> _INSTRUCTION_
Your task is to repeat the lines from the line with "Recreate this image as a web" to the line with "Content Validity Ratio", both ends included, and nothing else. Pictures stay out of the copy.

> _EXERCISE INPUT_

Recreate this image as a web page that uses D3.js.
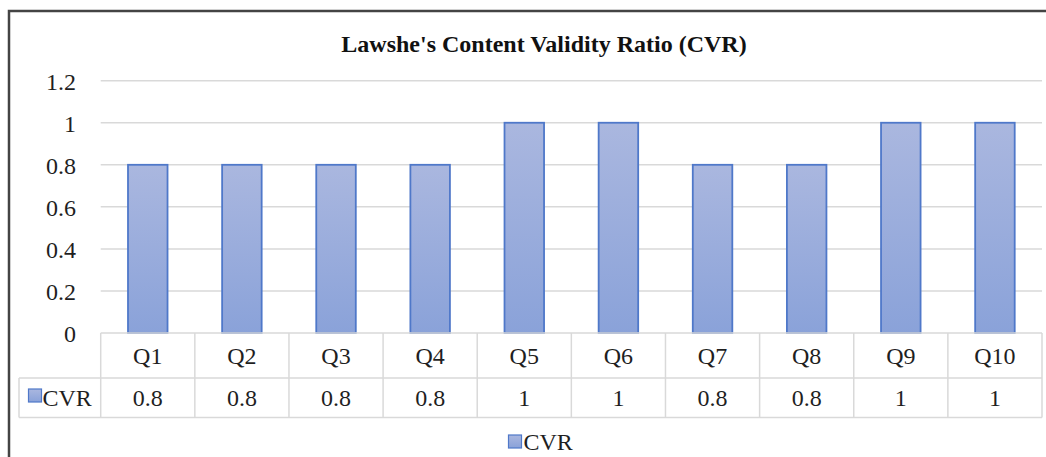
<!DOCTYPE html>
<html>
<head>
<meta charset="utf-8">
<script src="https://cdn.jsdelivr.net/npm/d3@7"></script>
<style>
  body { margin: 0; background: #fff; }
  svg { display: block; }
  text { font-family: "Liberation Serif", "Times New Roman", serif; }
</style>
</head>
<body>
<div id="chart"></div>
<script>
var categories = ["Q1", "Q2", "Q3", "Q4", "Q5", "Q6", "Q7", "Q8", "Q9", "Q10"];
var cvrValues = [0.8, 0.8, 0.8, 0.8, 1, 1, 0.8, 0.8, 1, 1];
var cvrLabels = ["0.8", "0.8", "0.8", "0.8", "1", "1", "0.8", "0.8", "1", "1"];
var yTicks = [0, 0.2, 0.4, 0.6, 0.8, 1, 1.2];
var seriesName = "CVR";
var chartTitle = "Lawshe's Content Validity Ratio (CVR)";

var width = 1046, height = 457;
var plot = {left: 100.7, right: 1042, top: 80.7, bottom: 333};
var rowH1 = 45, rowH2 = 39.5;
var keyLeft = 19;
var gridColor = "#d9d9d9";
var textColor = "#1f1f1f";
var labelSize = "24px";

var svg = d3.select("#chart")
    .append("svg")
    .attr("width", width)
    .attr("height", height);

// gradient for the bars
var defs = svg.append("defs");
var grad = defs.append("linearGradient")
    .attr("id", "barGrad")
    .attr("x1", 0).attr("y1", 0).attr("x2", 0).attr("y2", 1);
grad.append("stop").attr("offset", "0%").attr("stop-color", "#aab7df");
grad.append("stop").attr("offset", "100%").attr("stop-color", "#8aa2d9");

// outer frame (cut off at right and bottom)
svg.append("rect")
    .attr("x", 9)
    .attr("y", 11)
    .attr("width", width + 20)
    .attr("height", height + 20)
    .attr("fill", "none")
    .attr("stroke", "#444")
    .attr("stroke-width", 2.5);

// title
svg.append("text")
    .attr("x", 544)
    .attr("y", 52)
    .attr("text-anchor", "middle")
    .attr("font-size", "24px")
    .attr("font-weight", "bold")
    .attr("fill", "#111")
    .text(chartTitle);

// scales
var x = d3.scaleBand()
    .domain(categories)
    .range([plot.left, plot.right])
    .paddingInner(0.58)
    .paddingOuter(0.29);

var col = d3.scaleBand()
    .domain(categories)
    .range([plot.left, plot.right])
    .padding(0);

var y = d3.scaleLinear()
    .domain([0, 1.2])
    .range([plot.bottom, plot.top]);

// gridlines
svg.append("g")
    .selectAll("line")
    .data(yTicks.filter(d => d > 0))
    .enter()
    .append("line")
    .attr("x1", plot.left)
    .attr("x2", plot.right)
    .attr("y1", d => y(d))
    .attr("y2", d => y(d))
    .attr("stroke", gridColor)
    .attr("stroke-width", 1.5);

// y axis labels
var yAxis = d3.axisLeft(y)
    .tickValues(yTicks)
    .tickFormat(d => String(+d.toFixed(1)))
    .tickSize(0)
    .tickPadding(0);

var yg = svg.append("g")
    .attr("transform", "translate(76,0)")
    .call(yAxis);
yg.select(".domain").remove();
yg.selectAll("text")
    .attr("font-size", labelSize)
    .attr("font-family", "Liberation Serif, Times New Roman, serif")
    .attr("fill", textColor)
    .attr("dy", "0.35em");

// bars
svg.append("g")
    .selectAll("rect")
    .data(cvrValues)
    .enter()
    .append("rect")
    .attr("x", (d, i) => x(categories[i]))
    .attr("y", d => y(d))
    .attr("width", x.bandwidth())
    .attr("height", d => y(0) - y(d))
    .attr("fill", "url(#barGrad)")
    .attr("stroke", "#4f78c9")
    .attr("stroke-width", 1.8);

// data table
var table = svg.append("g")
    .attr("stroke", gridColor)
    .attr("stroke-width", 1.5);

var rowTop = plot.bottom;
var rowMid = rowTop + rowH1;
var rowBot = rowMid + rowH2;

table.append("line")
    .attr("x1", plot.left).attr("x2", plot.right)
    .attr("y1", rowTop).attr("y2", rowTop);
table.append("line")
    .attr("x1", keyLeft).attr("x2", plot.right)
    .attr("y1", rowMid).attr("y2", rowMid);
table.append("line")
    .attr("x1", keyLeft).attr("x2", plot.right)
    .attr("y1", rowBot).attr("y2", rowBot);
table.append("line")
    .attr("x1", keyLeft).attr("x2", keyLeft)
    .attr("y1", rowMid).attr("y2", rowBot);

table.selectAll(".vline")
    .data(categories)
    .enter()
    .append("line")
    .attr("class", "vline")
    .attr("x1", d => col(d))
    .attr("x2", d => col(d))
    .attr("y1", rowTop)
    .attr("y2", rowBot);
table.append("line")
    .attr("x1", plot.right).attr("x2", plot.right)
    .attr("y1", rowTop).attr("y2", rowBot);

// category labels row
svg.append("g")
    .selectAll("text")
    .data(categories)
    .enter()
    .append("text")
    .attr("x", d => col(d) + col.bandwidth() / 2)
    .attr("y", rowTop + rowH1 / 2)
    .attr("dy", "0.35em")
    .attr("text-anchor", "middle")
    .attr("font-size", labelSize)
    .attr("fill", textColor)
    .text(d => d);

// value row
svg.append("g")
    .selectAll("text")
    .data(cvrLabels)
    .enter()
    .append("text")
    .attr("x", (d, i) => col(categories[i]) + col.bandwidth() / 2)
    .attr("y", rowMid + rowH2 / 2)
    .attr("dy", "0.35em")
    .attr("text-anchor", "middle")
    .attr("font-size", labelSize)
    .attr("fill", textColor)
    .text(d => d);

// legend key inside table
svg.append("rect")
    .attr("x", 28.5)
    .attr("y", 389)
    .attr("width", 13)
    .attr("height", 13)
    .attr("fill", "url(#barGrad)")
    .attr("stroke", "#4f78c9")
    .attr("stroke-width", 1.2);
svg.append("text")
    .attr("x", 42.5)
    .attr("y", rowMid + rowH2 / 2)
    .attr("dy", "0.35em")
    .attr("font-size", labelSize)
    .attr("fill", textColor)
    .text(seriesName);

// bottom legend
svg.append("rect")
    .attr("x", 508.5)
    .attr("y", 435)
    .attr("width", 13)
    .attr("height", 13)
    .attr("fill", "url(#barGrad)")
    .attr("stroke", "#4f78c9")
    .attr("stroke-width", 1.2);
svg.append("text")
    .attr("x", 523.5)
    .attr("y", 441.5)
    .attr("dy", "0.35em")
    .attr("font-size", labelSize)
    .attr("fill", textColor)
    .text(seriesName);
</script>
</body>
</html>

--

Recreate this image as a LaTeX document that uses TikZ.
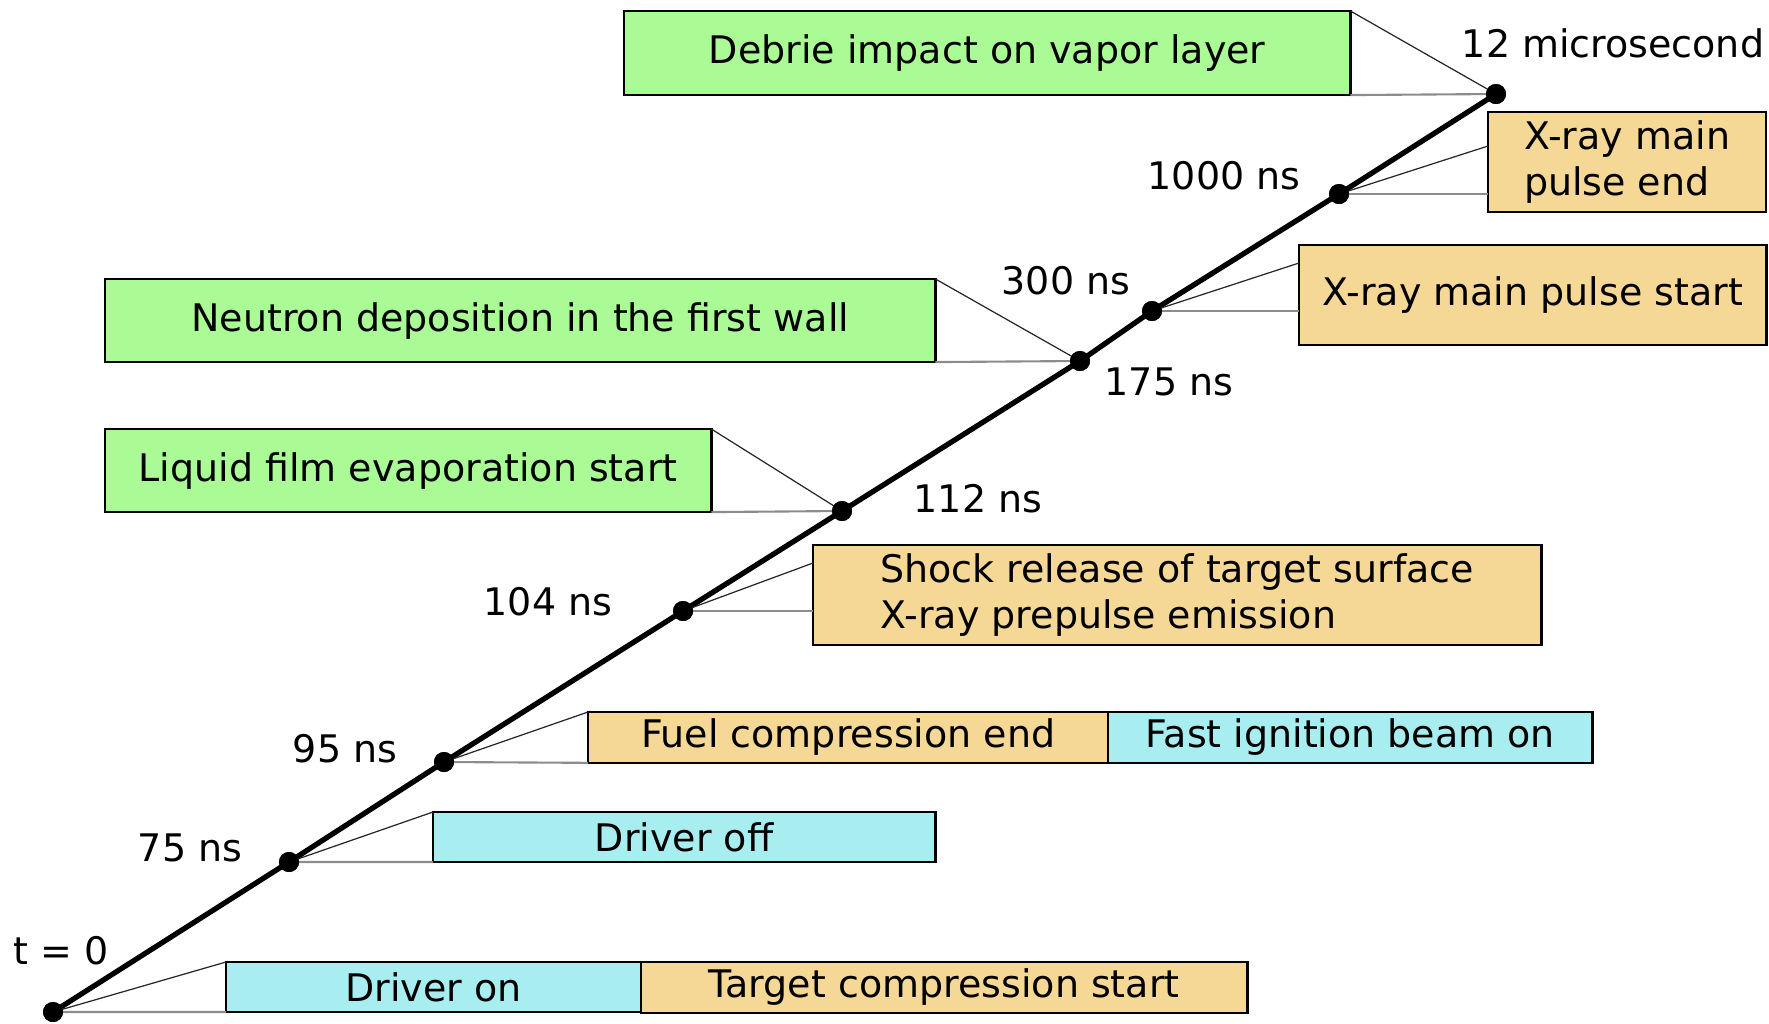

> _OUTPUT FOR THIS EXERCISE_
Recreate this image as a web page that uses D3.js.
<!DOCTYPE html>
<html>
<head>
<meta charset="utf-8">
<script src="https://cdn.jsdelivr.net/npm/d3@7"></script>
<style>
  body { margin: 0; background: #fff; }
  svg { display: block; }
  text { font-family: "Liberation Serif", "Times New Roman", serif; }
</style>
</head>
<body>
<div id="chart"></div>
<script>
var categories = ["Q1", "Q2", "Q3", "Q4", "Q5", "Q6", "Q7", "Q8", "Q9", "Q10"];
var cvrValues = [0.8, 0.8, 0.8, 0.8, 1, 1, 0.8, 0.8, 1, 1];
var cvrLabels = ["0.8", "0.8", "0.8", "0.8", "1", "1", "0.8", "0.8", "1", "1"];
var yTicks = [0, 0.2, 0.4, 0.6, 0.8, 1, 1.2];
var seriesName = "CVR";
var chartTitle = "Lawshe's Content Validity Ratio (CVR)";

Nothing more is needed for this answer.